Last but not least, a key question that arises is whether this proposed tax will also affect investments made by Indians in US markets. For instance, if an individual has invested in US stocks or other financial instruments and later wishes to withdraw funds or take some money off the table, would the 3.5% remittance tax apply to such transactions? Kumar says that a very initial, but a rough interpretation, is to check how the investment has been made. For example, if an individual opens a bank account in the US, invests through it, realises the sale proceeds in the same account, and then remits the funds to India, Kumar feels the remittance tax could be triggered in such a case.

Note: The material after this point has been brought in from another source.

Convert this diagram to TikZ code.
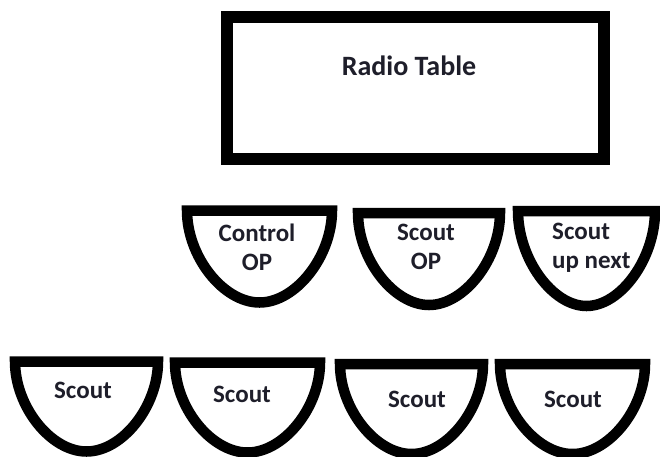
\documentclass[tikz,border=0pt]{standalone}
\usepackage{fontspec}
\setmainfont{Carlito}
\definecolor{txt}{HTML}{1E1E2A}
\tikzset{
  chairline/.style={line width=10.5pt, line join=miter, draw=black},
  tablebox/.style={line width=12pt, draw=black, inner sep=0pt, minimum width=377pt, minimum height=142pt},
  lbl/.style={font=\fontsize{25}{29}\selectfont\bfseries, text=txt, inner sep=0pt, align=center},
  ttl/.style={font=\fontsize{28}{32}\selectfont\bfseries, text=txt, inner sep=0pt},
}
% #1 cx, #2 top, #3 rx, #4 depth
\newcommand\mychair[4]{%
  \draw[chairline] ({#1-#3},#2) .. controls ({#1-#3},{#2+0.5*#4}) and ({#1-0.5*#3},{#2+#4}) .. ({#1},{#2+#4})
    .. controls ({#1+0.5*#3},{#2+#4}) and ({#1+#3},{#2+0.5*#4}) .. ({#1+#3},#2) -- cycle;%
}
\begin{document}
\begin{tikzpicture}[x=1pt,y=-1pt]
  \useasboundingbox (0,0) rectangle (660,456);
  \clip (0,0) rectangle (660,456);
  \fill[white] (0,0) rectangle (660,456);
  % radio table
  \node[tablebox] (table) at (415.5,88) {};
  \node[ttl] (title) at (409,66) {Radio Table};
  % top row
  \mychair{259.5}{210.5}{72.5}{92}
  \mychair{429}{213}{71}{92}
  \mychair{586.5}{211}{68.5}{95}
  \node[lbl] (control) at (257,247) {Control\\OP};
  \node[lbl] (scoutop) at (426,247) {Scout\\OP};
  \node[lbl, align=left, anchor=west] (upnext) at (552,248) {Scout\\up next};
  % bottom row
  \mychair{86.5}{361.5}{71.5}{90}
  \mychair{247.5}{362.5}{72.5}{90}
  \mychair{411.5}{364}{71.5}{90}
  \mychair{572.5}{364}{72.5}{90}
  \node[lbl] (s1) at (83,390) {Scout};
  \node[lbl] (s2) at (242,394) {Scout};
  \node[lbl] (s3) at (417,399) {Scout};
  \node[lbl] (s4) at (573,399) {Scout};
\end{tikzpicture}
\end{document}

Another example could be employees receiving stock from a US-based parent company as part of an Employee Stock Option Plan (ESOP). If they later sell these shares and transfer the proceeds to India, the remittance tax may apply in such cases. “Generally, a depository account is opened in the US in the employee’s name. In such cases too this levy may trigger when shares are sold and proceeds remitted to India,” says Kumar.

If this is indeed true, there could be a small complication. “This also raises the issue of whether the remittance tax paid in the US can be claimed as a credit against the Indian tax liability arising from the sale of shares in the US by an ordinarily resident Indian. Since the remittance tax is classified as an excise tax, it may not fall within the scope of taxes covered under the India-US tax treaty. Therefore, that becomes an additional cost and also a consideration for investing in US stocks,” says Kumar.

To be sure, the bill has yet to be passed into an Act. Also, further clarifications are awaited, especially about how your US investments and ESOPs would be taxed. “After all, US may not want to discourage their inward investments,” feels Kumar.